• _SET EXERCISE_
Take every line from the listing below that contains "this".

• _AVAILABLE DATA_

** Start **

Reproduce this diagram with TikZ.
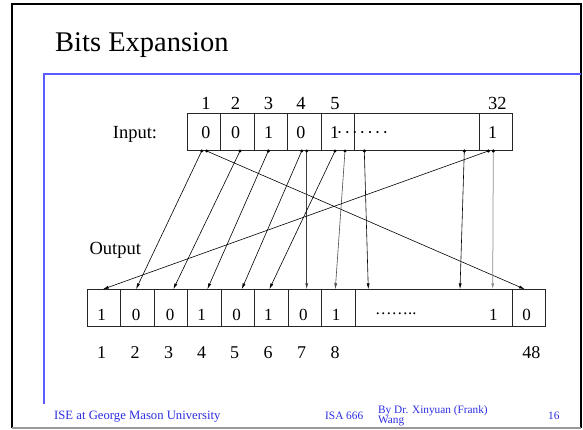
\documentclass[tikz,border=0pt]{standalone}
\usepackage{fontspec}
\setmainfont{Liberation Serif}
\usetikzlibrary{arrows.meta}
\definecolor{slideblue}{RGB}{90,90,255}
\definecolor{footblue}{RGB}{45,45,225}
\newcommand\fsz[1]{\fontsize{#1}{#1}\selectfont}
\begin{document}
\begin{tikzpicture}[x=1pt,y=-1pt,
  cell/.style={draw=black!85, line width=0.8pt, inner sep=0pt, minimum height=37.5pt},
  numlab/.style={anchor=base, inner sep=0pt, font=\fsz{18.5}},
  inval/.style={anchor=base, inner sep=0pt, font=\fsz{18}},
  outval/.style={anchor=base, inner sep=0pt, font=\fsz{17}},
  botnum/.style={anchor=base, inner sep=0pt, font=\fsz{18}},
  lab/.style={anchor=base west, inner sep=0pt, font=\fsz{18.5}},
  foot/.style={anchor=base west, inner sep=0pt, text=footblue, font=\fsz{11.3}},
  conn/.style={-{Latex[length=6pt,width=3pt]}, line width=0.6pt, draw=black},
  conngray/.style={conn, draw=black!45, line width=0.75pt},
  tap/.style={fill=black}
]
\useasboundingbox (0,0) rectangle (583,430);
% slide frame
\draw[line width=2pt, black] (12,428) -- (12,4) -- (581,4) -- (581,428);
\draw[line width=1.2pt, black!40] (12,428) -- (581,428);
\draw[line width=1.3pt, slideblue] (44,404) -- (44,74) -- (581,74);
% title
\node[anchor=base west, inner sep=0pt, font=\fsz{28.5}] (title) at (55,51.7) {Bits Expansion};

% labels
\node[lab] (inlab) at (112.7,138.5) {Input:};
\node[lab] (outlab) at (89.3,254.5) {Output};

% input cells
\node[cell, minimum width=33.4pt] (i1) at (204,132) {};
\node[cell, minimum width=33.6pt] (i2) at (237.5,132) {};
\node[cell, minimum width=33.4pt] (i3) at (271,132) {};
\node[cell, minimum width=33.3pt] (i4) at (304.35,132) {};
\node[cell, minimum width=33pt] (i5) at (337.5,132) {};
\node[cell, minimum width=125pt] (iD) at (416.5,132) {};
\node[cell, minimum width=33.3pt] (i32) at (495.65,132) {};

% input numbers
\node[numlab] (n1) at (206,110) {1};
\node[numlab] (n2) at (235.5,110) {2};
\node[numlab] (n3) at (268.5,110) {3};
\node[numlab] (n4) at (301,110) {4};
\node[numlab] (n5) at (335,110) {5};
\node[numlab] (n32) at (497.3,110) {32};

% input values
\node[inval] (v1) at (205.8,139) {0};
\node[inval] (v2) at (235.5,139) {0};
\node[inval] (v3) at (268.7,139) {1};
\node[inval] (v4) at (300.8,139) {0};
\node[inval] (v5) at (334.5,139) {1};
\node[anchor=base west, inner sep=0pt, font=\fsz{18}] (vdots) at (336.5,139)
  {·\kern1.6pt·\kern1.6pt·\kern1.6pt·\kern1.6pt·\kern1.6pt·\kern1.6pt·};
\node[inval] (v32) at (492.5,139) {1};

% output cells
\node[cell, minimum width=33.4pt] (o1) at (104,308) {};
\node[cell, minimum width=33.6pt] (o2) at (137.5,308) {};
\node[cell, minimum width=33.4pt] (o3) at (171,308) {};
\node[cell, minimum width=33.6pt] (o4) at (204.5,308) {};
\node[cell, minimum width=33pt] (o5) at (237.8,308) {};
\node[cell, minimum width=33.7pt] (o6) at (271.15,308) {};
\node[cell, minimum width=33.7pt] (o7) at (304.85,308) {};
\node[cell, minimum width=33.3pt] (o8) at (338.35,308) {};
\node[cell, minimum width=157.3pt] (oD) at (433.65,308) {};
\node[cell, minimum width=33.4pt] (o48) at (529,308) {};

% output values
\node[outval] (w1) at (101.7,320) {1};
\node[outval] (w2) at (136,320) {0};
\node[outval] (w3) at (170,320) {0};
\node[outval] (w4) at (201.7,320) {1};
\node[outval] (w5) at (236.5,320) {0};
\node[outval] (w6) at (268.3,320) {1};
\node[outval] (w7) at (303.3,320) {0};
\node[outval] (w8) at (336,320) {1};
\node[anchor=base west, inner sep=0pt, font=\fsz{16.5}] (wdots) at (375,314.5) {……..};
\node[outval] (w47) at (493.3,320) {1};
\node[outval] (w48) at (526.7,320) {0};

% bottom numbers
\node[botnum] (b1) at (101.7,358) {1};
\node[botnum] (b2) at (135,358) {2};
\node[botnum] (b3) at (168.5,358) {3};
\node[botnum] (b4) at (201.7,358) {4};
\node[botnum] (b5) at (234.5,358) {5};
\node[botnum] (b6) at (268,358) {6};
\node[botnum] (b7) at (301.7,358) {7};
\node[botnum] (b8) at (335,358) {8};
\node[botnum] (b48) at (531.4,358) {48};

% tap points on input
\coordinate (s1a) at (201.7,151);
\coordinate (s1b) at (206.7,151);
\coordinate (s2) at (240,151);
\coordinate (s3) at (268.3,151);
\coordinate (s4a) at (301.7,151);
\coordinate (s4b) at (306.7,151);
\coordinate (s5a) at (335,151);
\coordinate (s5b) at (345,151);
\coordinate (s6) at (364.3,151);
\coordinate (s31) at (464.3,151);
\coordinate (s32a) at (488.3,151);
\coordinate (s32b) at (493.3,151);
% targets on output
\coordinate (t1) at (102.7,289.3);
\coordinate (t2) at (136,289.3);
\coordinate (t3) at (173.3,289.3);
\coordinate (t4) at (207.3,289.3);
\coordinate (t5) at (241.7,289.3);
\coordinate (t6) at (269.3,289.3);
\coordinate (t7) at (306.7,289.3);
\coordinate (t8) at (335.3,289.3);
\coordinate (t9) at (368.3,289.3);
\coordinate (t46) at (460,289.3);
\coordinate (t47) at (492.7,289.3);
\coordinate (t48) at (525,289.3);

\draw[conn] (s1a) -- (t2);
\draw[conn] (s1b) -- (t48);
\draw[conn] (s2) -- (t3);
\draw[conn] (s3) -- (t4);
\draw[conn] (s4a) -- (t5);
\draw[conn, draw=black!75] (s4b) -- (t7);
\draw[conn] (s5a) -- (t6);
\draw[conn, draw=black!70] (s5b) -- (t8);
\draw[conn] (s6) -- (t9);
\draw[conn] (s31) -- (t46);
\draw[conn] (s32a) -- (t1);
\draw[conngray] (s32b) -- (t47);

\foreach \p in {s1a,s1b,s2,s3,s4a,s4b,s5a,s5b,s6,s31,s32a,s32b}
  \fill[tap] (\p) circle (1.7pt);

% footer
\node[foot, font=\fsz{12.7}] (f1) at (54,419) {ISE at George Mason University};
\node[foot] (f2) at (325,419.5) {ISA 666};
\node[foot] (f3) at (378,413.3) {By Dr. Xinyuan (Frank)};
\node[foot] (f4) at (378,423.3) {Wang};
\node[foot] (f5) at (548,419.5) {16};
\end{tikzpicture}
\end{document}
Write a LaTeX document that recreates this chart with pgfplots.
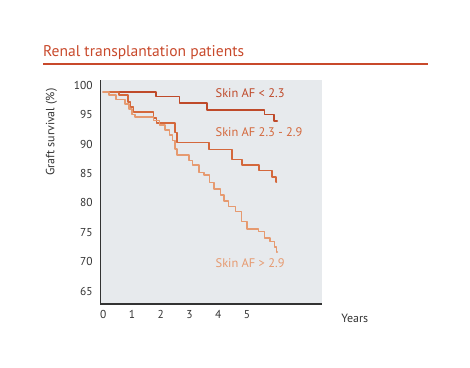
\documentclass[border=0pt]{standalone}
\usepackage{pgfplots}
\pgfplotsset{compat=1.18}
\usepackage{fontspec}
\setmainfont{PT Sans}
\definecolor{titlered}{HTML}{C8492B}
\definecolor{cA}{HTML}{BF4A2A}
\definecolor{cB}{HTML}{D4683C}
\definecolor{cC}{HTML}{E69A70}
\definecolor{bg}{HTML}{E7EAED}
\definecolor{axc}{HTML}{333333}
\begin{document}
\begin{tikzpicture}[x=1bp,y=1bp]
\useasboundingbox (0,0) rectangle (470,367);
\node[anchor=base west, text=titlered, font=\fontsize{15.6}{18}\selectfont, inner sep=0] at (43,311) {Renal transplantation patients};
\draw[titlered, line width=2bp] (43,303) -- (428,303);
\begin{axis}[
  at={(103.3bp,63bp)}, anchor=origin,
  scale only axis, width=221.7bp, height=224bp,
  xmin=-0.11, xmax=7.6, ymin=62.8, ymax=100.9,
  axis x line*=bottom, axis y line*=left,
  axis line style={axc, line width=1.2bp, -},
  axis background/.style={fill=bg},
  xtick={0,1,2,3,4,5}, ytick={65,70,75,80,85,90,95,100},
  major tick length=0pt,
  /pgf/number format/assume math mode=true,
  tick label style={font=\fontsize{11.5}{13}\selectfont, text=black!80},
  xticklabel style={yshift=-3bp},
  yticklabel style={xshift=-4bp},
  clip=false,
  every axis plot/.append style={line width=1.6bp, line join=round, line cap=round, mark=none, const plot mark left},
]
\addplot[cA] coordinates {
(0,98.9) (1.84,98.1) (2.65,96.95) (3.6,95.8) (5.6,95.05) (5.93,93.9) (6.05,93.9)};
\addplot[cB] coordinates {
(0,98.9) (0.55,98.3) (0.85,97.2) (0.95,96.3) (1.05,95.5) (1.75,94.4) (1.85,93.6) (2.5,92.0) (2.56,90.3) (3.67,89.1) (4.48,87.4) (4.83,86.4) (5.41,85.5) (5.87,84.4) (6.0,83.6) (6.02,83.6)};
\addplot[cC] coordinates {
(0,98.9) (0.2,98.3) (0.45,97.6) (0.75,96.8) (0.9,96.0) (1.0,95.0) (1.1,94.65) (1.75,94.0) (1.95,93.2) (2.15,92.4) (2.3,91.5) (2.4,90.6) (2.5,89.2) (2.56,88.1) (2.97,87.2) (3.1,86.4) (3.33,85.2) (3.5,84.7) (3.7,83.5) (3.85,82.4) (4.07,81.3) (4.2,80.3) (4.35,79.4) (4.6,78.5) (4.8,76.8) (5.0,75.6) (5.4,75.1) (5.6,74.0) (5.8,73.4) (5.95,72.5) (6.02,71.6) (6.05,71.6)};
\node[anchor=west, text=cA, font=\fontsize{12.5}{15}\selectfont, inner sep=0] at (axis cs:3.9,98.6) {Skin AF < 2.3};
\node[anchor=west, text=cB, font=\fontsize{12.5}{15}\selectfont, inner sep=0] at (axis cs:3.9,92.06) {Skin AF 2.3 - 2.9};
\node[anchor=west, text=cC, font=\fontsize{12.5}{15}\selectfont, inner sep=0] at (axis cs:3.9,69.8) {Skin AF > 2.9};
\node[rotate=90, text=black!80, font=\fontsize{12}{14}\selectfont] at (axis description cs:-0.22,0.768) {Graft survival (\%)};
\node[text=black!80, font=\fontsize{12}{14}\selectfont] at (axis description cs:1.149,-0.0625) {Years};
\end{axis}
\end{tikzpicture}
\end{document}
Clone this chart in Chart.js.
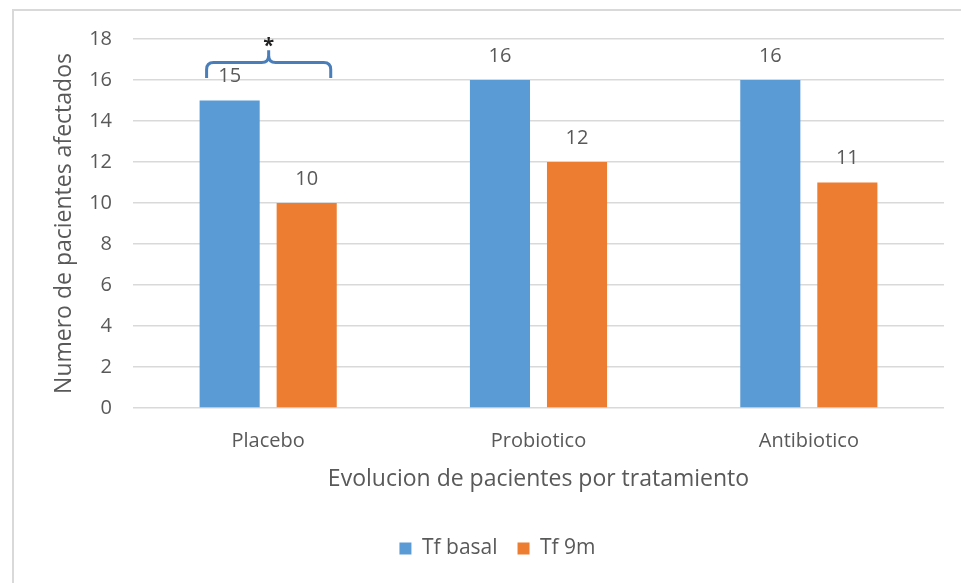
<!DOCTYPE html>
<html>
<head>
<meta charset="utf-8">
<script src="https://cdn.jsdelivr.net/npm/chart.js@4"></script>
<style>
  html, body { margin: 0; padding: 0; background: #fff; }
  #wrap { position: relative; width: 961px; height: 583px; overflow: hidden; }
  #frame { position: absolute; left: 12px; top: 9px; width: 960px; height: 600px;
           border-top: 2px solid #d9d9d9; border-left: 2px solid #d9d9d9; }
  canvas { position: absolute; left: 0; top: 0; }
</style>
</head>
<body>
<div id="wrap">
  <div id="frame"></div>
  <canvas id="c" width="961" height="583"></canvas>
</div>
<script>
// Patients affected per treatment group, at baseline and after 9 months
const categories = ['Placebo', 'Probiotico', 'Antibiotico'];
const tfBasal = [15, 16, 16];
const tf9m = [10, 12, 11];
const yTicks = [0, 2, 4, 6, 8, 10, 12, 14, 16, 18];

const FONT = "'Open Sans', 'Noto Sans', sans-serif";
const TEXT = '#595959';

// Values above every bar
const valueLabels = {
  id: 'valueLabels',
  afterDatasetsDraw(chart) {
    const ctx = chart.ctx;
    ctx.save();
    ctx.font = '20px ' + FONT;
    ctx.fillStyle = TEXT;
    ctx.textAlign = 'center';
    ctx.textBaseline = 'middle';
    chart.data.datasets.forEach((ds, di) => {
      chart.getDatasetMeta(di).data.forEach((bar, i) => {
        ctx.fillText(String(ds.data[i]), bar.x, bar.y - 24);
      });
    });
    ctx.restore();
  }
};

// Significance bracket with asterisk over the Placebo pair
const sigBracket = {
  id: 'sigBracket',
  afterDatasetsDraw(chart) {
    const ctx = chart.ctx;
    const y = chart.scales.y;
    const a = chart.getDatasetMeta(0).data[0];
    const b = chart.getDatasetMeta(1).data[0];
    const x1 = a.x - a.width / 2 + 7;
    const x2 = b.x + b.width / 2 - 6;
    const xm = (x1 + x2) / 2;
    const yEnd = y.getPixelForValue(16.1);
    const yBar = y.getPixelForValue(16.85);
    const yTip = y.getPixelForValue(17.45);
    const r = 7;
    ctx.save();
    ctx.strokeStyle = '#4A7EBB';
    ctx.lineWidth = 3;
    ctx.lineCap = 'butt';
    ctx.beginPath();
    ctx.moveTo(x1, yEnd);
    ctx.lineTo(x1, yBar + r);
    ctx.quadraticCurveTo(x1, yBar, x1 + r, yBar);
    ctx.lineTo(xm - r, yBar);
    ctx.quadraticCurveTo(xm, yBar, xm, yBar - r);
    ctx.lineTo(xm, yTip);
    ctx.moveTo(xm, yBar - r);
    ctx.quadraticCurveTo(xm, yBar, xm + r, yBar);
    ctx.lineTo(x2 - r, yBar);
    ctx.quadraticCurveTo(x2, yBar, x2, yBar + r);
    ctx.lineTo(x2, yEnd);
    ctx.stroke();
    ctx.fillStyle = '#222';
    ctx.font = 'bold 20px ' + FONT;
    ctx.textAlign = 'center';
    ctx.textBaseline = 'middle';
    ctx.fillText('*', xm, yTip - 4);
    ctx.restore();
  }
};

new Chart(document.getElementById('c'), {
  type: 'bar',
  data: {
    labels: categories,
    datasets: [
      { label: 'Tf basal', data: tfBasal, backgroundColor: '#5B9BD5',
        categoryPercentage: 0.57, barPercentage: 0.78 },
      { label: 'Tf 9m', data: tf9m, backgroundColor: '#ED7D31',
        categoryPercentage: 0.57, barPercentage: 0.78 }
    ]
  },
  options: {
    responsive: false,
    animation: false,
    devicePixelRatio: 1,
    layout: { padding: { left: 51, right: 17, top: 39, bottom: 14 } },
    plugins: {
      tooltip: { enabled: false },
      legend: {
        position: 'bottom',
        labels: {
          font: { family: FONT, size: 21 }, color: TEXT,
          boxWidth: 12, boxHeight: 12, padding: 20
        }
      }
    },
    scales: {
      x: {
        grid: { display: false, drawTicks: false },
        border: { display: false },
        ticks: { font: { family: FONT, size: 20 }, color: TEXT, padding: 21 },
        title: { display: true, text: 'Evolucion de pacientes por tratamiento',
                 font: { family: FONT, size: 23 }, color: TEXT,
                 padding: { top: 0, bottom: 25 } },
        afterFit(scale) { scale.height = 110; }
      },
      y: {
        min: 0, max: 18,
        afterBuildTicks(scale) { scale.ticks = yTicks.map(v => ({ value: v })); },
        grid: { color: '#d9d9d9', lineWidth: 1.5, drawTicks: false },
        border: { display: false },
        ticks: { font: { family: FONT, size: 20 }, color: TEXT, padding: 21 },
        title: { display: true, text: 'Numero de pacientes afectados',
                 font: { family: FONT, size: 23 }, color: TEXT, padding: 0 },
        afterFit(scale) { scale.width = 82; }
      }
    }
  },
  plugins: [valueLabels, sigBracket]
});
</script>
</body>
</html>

** End **

• _RESULT OF THE TASK_
Reproduce this diagram with TikZ.
Write a LaTeX document that recreates this chart with pgfplots.
Clone this chart in Chart.js.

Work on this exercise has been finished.